Agri Leader

Arcadia rancher turns sale barn into a success

The Arcadia Stockyard is a landmark in DeSoto County, but it hasn’t been there forever.

The cattle sale barn with the wraparound front porch was built nine years ago by owner Carl McKettrick, a cattle buyer for more than 25 years.

“The old market in Arcadia was owned by the state,” said McKettrick, explaining that the building was condemned for termites, and it was unclear whether or not the state would rebuild. “Then three hurricanes came through and tore it up, so they definitely weren’t going to rebuild it,” he added.

McKettrick, a cowboy and cattleman, found his interest piqued when talk of building a new market was started by another businessman. McKettrick eventually bought the idea and plans and put into action what would become the Arcadia Stockyard.

As a cattleman and cattle buyer, McKettrick had his own ideas of how Arcadia Stockyard should work on any given sale day. “My vision when I built the market was to build it correct and right so that it would be here for a long time,” he stated.

McKettrick wanted a state-of-the-art market with technologies like camera systems for viewing and recording the sales, air gates and a top quality scale. He also put a lot of thought into the way the barn was laid out so the flow of cattle was quick and smooth for both the employees and the animals.

“My vision was to move cattle with ease through the barn at a speed that would help us get the job done,” said McKettrick, whose experience sitting in the buyers’ chairs helped shape that vision.

The north end of the barn is where the cattle for sale are penned and includes a drive-through unloading area - a dream for anyone who doesn’t care to back up a truck and cattle trailer.

Once the animals go into the ring and are sold, they pass through gates to the south side, where they are organized in pens for the buyers.

“We’re very happy with how it turned out,” McKettrick said.

The Citrus County native owns the stockyard with his wife, Libby, and silent partners. Six full-time employees help run the business. Mondays and Wednesdays, when the barn is hopping during sales, there are about 25 part-time workers that help keep the sale running. McKettrick is also happy to be bringing his son Carl Jr. on board to teach him the ropes about the business.

“I’m a firm believer in surrounding yourself with kind and hardworking people. I’d put my crew up against anybody.” McKettrick said.

President of the DeSoto County Cattlemen’s Association for the past three years, McKettrick is involved with holding the organization’s semi-annual steak suppers, keeping the cattlemen abreast of the market’s activity and providing information on the new intrastate ID tagging rule.

In order to better track cattle moving within the state, the USDA will be mandating that the animals be tagged during a change of ownership.

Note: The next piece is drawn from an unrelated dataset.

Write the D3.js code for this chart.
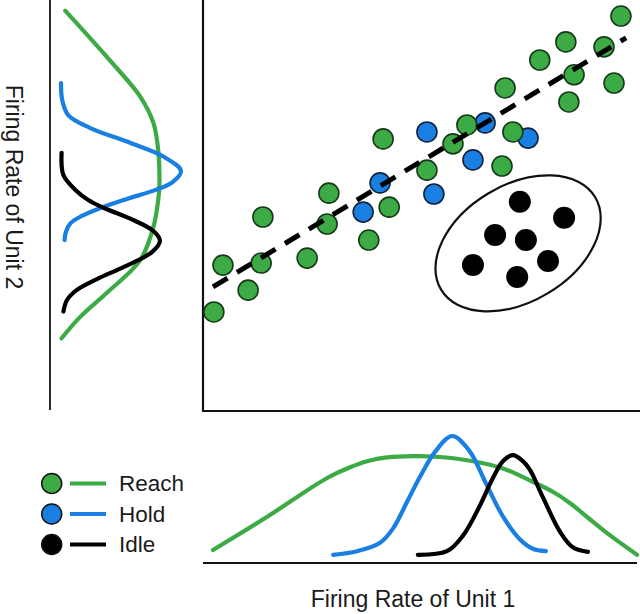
<!DOCTYPE html>
<html>
<head>
<meta charset="utf-8">
<script src="https://cdn.jsdelivr.net/npm/d3@7"></script>
<style>
  html, body { margin: 0; padding: 0; background: #fff; }
  svg { display: block; }
  text { font-family: "Liberation Sans", Arial, sans-serif; fill: #1a1a1a; }
</style>
</head>
<body>
<svg id="chart" width="640" height="614"></svg>
<script>
// ---------- DATA (arbitrary firing-rate units, 0-100) ----------
const categories = ["Reach", "Hold", "Idle"];
const colors = ["#3cab46", "#1a7fe2", "#000000"];

// scatter points [unit1, unit2]
const reachPoints = [[96.3,96.1],[83.6,89.8],[92.4,88.6],[77.6,85.4],[85.5,81.8],[94.7,79.8],
  [69.6,78.6],[84.3,75.2],[41.5,66.2],[60.8,69.6],[71.4,67.9],[57.6,65.0],[68.9,59.6],
  [51.6,58.6],[29.0,53.0],[42.9,49.6],[13.8,47.2],[28.6,45.5],[38.2,41.6],[4.6,35.5],
  [13.4,36.0],[24.0,37.2],[10.4,29.4],[2.5,24.1]];
const holdPoints = [[51.6,67.9],[65.0,70.1],[74.9,66.4],[62.2,61.1],[40.8,55.5],[53.2,52.8],[36.9,48.4]];
const idlePoints = [[73.0,50.9],[83.2,47.0],[67.3,42.8],[74.4,41.6],[62.2,35.5],[79.5,36.5],[72.4,32.6]];

// dashed trend line endpoints
const trendLine = [[2.3,30.2],[97.5,90.8]];

// ellipse around the idle cluster: centre (unit1, unit2), semi-axes (unit1 units), tilt (deg)
const idleEllipse = { cx: 72.6, cy: 40.8, rx: 20.7, ry: 13.4, angle: -31 };

// marginal densities along unit 1: [unit1, density]
const reachUnit1 = [[2.3,0.05],[14.7,0.325],[28.6,0.65],[33.9,0.74],[37.8,0.79],[42.4,0.822],
  [48.4,0.833],[54.6,0.825],[62.2,0.79],[69.1,0.73],[75.3,0.63],[80.6,0.535],[84.6,0.44],
  [88.5,0.325],[93.1,0.19],[100,0.01]];
const holdUnit1 = [[30.0,0.01],[35.5,0.04],[40.8,0.11],[43.8,0.23],[47.0,0.45],[50.0,0.66],
  [53.5,0.87],[57.4,1.0],[61.3,0.88],[65.4,0.59],[69.1,0.33],[73.0,0.14],[76.0,0.06],[79.0,0.04]];
const idleUnit1 = [[49.5,0.01],[56.2,0.04],[59.9,0.17],[63.8,0.42],[66.8,0.65],[69.1,0.79],
  [71.4,0.84],[73.7,0.79],[75.3,0.72],[78.3,0.49],[82.3,0.2],[85.3,0.07],[88.7,0.035]];

// marginal densities along unit 2: [unit2, density]
const reachUnit2 = [[97.4,0.035],[86.2,0.38],[76.5,0.66],[70.1,0.77],[63.5,0.81],[55.0,0.82],
  [51.3,0.81],[44.8,0.77],[36.7,0.66],[28.7,0.38],[22.9,0.16],[17.7,0.005]];
const holdUnit2 = [[79.8,0.0],[75.7,0.01],[72.0,0.06],[68.9,0.24],[65.2,0.58],[61.8,0.86],
  [58.4,1.0],[55.7,0.93],[53.8,0.79],[51.6,0.55],[49.4,0.33],[47.4,0.17],[45.7,0.08],
  [43.5,0.04],[41.6,0.03]];
const idleUnit2 = [[62.8,0.005],[57.4,0.02],[53.8,0.12],[51.3,0.23],[49.4,0.36],[46.5,0.6],
  [43.8,0.77],[41.4,0.825],[38.7,0.76],[35.0,0.52],[32.1,0.3],[29.4,0.13],[27.0,0.05],[24.2,0.02]];

const axisLabelX = "Firing Rate of Unit 1";
const axisLabelY = "Firing Rate of Unit 2";

// ---------- SCALES ----------
const svg = d3.select("#chart");
const x = d3.scaleLinear().domain([0, 100]).range([203, 637]);
const y = d3.scaleLinear().domain([0, 100]).range([411, 0]);
const dBottom = d3.scaleLinear().domain([0, 1]).range([556, 436]);
const dLeft = d3.scaleLinear().domain([0, 1]).range([61, 181]);

// ---------- AXES ----------
const axisG = svg.append("g").attr("stroke", "#111").attr("fill", "none");
axisG.append("path").attr("stroke-width", 2.2)
  .attr("d", `M${x(0)},${y(100)}V${y(0)}H640`);
axisG.append("line").attr("stroke-width", 2)
  .attr("x1", x(0)).attr("x2", x(100)).attr("y1", 563).attr("y2", 563);
axisG.append("line").attr("stroke-width", 1.8)
  .attr("x1", 50).attr("x2", 50).attr("y1", y(100)).attr("y2", 410);

// ---------- MARGINAL DENSITIES ----------
const lineB = d3.line().x(d => x(d[0])).y(d => dBottom(d[1])).curve(d3.curveCatmullRom.alpha(0.5));
const lineL = d3.line().x(d => dLeft(d[1])).y(d => y(d[0])).curve(d3.curveCatmullRom.alpha(0.5));
const bottomSeries = [reachUnit1, holdUnit1, idleUnit1];
const leftSeries = [reachUnit2, holdUnit2, idleUnit2];
bottomSeries.forEach((s, i) => svg.append("path").attr("d", lineB(s)).attr("fill", "none")
  .attr("stroke", colors[i]).attr("stroke-width", 4.2).attr("stroke-linecap", "round"));
leftSeries.forEach((s, i) => svg.append("path").attr("d", lineL(s)).attr("fill", "none")
  .attr("stroke", colors[i]).attr("stroke-width", 4.2).attr("stroke-linecap", "round"));

// ---------- ELLIPSE ----------
const e = idleEllipse;
svg.append("ellipse")
  .attr("cx", 0).attr("cy", 0)
  .attr("rx", x(e.rx) - x(0)).attr("ry", x(e.ry) - x(0))
  .attr("transform", `translate(${x(e.cx)},${y(e.cy)}) rotate(${e.angle})`)
  .attr("fill", "none").attr("stroke", "#111").attr("stroke-width", 2.2);

// ---------- SCATTER ----------
svg.append("g").selectAll("circle").data(holdPoints).join("circle")
  .attr("cx", d => x(d[0])).attr("cy", d => y(d[1])).attr("r", 10)
  .attr("fill", colors[1]).attr("stroke", "#10233a").attr("stroke-width", 1.6);
svg.append("g").selectAll("circle").data(reachPoints).join("circle")
  .attr("cx", d => x(d[0])).attr("cy", d => y(d[1])).attr("r", 10)
  .attr("fill", colors[0]).attr("stroke", "#163a18").attr("stroke-width", 1.6);
svg.append("g").selectAll("circle").data(idlePoints).join("circle")
  .attr("cx", d => x(d[0])).attr("cy", d => y(d[1])).attr("r", 11)
  .attr("fill", colors[2]);

// trend line
svg.append("path")
  .attr("d", d3.line().x(d => x(d[0])).y(d => y(d[1]))(trendLine))
  .attr("fill", "none").attr("stroke", "#000").attr("stroke-width", 5)
  .attr("stroke-dasharray", "17,11");

// ---------- LEGEND ----------
const legend = svg.append("g");
categories.forEach((c, i) => {
  const cy = 483.5 + i * 30.5;
  legend.append("circle").attr("cx", 51.7).attr("cy", cy).attr("r", 10)
    .attr("fill", colors[i]).attr("stroke", "#111").attr("stroke-width", 1.5);
  legend.append("line").attr("x1", 70).attr("x2", 106).attr("y1", cy).attr("y2", cy)
    .attr("stroke", colors[i]).attr("stroke-width", 4.2);
  legend.append("text").attr("x", 119).attr("y", cy + 7.5)
    .attr("font-size", 22.5).text(c);
});

// ---------- AXIS LABELS ----------
svg.append("text").attr("x", 413).attr("y", 607).attr("text-anchor", "middle")
  .attr("font-size", 23).text(axisLabelX);
svg.append("text").attr("text-anchor", "middle").attr("font-size", 23)
  .attr("transform", "translate(6,187) rotate(90)").text(axisLabelY);
</script>
</body>
</html>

The Arcadia Stockyard is an approved tagging site, he added.

McKettrick also served as president of the Florida Association of Livestock Markets for two years and said one of his biggest honors was to be asked to judge the World Livestock Auctioneer championship in Oklahoma City in 2010. He was one of only six judges selected from across the country based on his reputation as a sale barn owner and his experience as a cattle buyer.

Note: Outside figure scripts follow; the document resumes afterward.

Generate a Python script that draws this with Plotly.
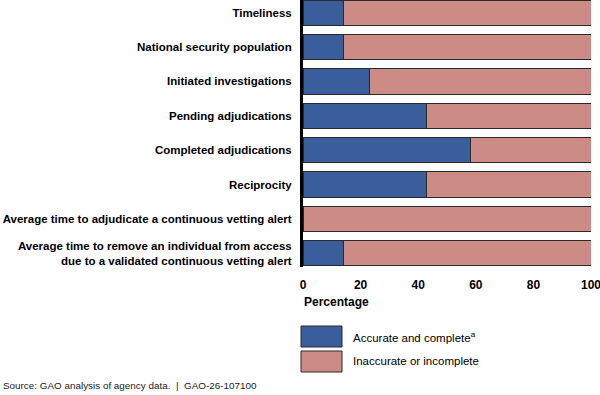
import plotly.graph_objects as go

categories = [
    "Timeliness",
    "National security population",
    "Initiated investigations",
    "Pending adjudications",
    "Completed adjudications",
    "Reciprocity",
    "Average time to adjudicate a continuous vetting alert",
    "Average time to remove an individual from access<br>due to a validated continuous vetting alert",
]
accurate = [14, 14, 23, 43, 58, 43, 0, 14]
inaccurate = [100 - v for v in accurate]
series_names = ["Accurate and complete<sup>a</sup>", "Inaccurate or incomplete"]
colors = ["#3A5E9C", "#CD8B85"]
x_ticks = [0, 20, 40, 60, 80, 100]

W, H = 600, 395
L, R, T = 303, 9, 0
PLOT_BOTTOM = 267
B = H - PLOT_BOTTOM
PH = PLOT_BOTTOM - T
PW = W - L - R

def px_x(x):
    return (x - L) / PW

def px_y(y):
    return (PLOT_BOTTOM - y) / PH

FONT = "Liberation Sans, Arial, sans-serif"

fig = go.Figure()
for name, vals, col in zip(series_names, [accurate, inaccurate], colors):
    fig.add_trace(go.Bar(
        y=categories, x=vals, orientation="h", name=name,
        marker=dict(color=col, line=dict(color="#2a2a2a", width=1)),
        width=0.74, showlegend=False, hoverinfo="skip",
    ))

fig.update_layout(
    width=W, height=H,
    margin=dict(l=L, r=R, t=T, b=B, pad=0, autoexpand=False),
    barmode="stack",
    plot_bgcolor="white", paper_bgcolor="white",
    xaxis=dict(range=[0, 100], tickvals=x_ticks, showgrid=False, zeroline=False,
               showline=False, ticks="", ticklabelstandoff=9, automargin=False,
               ticklabeloverflow="allow",
               tickfont=dict(family=FONT, size=12, color="black", weight="bold")),
    yaxis=dict(categoryorder="array", categoryarray=categories,
               range=[7.4, -0.37], showgrid=False, zeroline=False,
               showline=True, linecolor="black", linewidth=3, ticks="",
               ticklabelstandoff=6, automargin=False, ticklabeloverflow="allow",
               tickfont=dict(family=FONT, size=11.5, color="black", weight="bold")),
)

annotations = [
    dict(text="Percentage", x=px_x(302), y=px_y(302), xref="paper", yref="paper",
         xanchor="left", yanchor="middle", showarrow=False,
         font=dict(family=FONT, size=12, color="black", weight="bold")),
    dict(text="Source: GAO analysis of agency data.  |  GAO-26-107100",
         x=px_x(1), y=px_y(385), xref="paper", yref="paper",
         xanchor="left", yanchor="middle", showarrow=False,
         font=dict(family=FONT, size=9.9, color="#222")),
]
shapes = []
box_tops = [326, 351]
for name, col, top in zip(series_names, colors, box_tops):
    shapes.append(dict(type="rect", xref="paper", yref="paper",
                       x0=px_x(301), x1=px_x(342), y0=px_y(top + 21), y1=px_y(top),
                       fillcolor=col, line=dict(color="#2a2a2a", width=1)))
    annotations.append(dict(text=name, x=px_x(351), y=px_y(top + 10.5),
                            xref="paper", yref="paper", xanchor="left", yanchor="middle",
                            showarrow=False,
                            font=dict(family=FONT, size=11.5, color="black")))
fig.update_layout(annotations=annotations, shapes=shapes)

fig.write_html("out.html", config={"displayModeBar": False},
               post_script="document.body.style.margin='0';document.body.style.overflow='hidden';")
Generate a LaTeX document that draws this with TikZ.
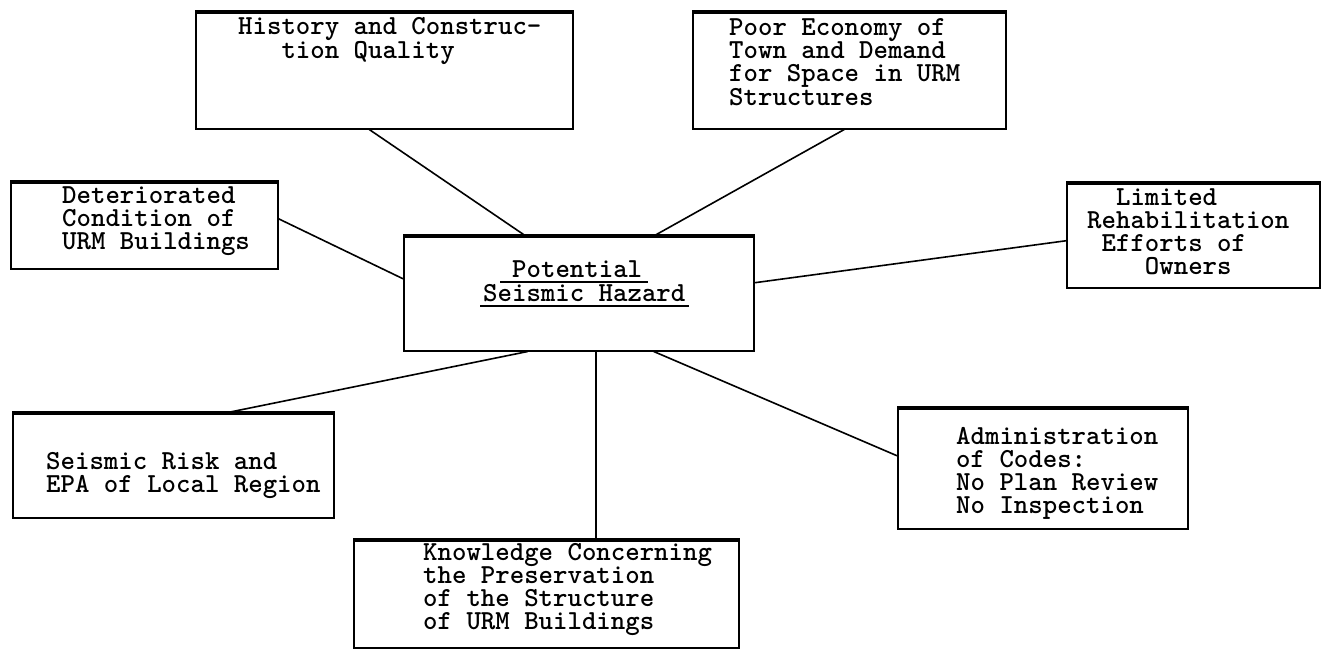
\documentclass[tikz,border=0pt]{standalone}
\usepackage{tikz}

% n blank typewriter columns
\newcommand{\cols}[1]{\hspace*{#1\fontcharwd\font`x}}

\begin{document}
\begin{tikzpicture}[x=1pt, y=-1pt,
  box/.style={draw, line width=1.5pt, anchor=north west, inner sep=0pt},
  txt/.style={anchor=north west, align=left, inner sep=0pt,
    font=\ttfamily\bfseries\fontsize{27.5}{23}\selectfont,
    execute at begin node={\rule{0pt}{20pt}}},
  link/.style={line width=1.6pt}]
\useasboundingbox (0,0) rectangle (1326,649);
% boxes
\node[box, minimum width=377pt, minimum height=116pt] (hist) at (195,12) {};
\node[box, minimum width=313pt, minimum height=116pt] (poor) at (692,12) {};
\node[box, minimum width=267pt, minimum height=86pt] (det) at (10,182) {};
\node[box, minimum width=350pt, minimum height=114pt] (centre) at (403,236) {};
\node[box, minimum width=253pt, minimum height=104pt] (lim) at (1066,183) {};
\node[box, minimum width=321pt, minimum height=104pt] (risk) at (12,413) {};
\node[box, minimum width=290pt, minimum height=120pt] (admin) at (897,408) {};
\node[box, minimum width=385pt, minimum height=107pt] (know) at (353,540) {};
% heavy top edges
\foreach \b in {hist,poor,det,centre,lim,risk,admin,know}
  \draw[line width=3.5pt] (\b.north west) -- (\b.north east);
% texts
\node[txt] (histtxt) at (238,17) {History and Construc-\\\cols{3}tion Quality};
\node[txt] (poortxt) at (729,18) {Poor Economy of\\Town and Demand\\for Space in URM\\Structures};
\node[txt] (dettxt) at (62,186) {Deteriorated\\Condition of\\URM Buildings};
\node[txt, anchor=base west] (pot) at (512,277) {Potential};
\node[txt, anchor=base west] (haz) at (483,301) {Seismic Hazard};
\draw[line width=2pt] ([shift={(-12pt,-5pt)}]pot.base west) -- ([shift={(6pt,-5pt)}]pot.base east);
\draw[line width=2pt] ([shift={(-3pt,-5pt)}]haz.base west) -- ([shift={(3pt,-5pt)}]haz.base east);
\node[txt] (limtxt) at (1087,188) {\cols{2}Limited\\Rehabilitation\\\cols{1}Efforts of\\\cols{4}Owners};
\node[txt] (risktxt) at (46,452) {Seismic Risk and\\EPA of Local Region};
\node[txt] (admintxt) at (956,427) {Administration\\of Codes:\\No Plan Review\\No Inspection};
\node[txt] (knowtxt) at (423,543) {Knowledge Concerning\\the Preservation\\of the Structure\\of URM Buildings};
% connectors
\draw[link] ([xshift=-15pt]hist.south) -- ([xshift=-53pt]centre.north);
\draw[link] ([xshift=-5pt]poor.south) -- ([xshift=75pt]centre.north);
\draw[link] ([yshift=7pt]det.east) -- ([yshift=15pt]centre.west);
\draw[link] ([yshift=11pt]centre.east) -- ([yshift=-5pt]lim.west);
\draw[link] ([xshift=52pt]risk.north) -- ([xshift=-51pt]centre.south);
\draw[link] ([xshift=17pt]centre.south) -- ([xshift=17pt]centre.south |- know.north);
\draw[link] ([xshift=75pt]centre.south) -- ([yshift=13pt]admin.west);
\end{tikzpicture}
\end{document}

“That was a pretty nice honor,” said McKettrick, who has the plaque on the wall in his office.

Outside of working at the stockyard on sale days and working his cattle alongside hired hands, McKettrick loves to go fishing and hunting locally and in Texas. He has five deer mounts on the wall at work with 17 more at home, but no matter how many more he gets, the number of heads on the wall probably won’t increase.

“My wife says ‘one in, one out’,” he said with a grin.

While the father of two, stepfather of two and grandfather of seven said starting this business was the most challenging thing he’s ever done, the business has grown well and steadily. Its first year, about 64,000 cattle passed through the ring; last year it was 114,000.

Buyers and sellers from DeSoto and all the surrounding counties come to do business here, McKettrick said.

“It’s been very, very rewarding earning people’s respect,” he added.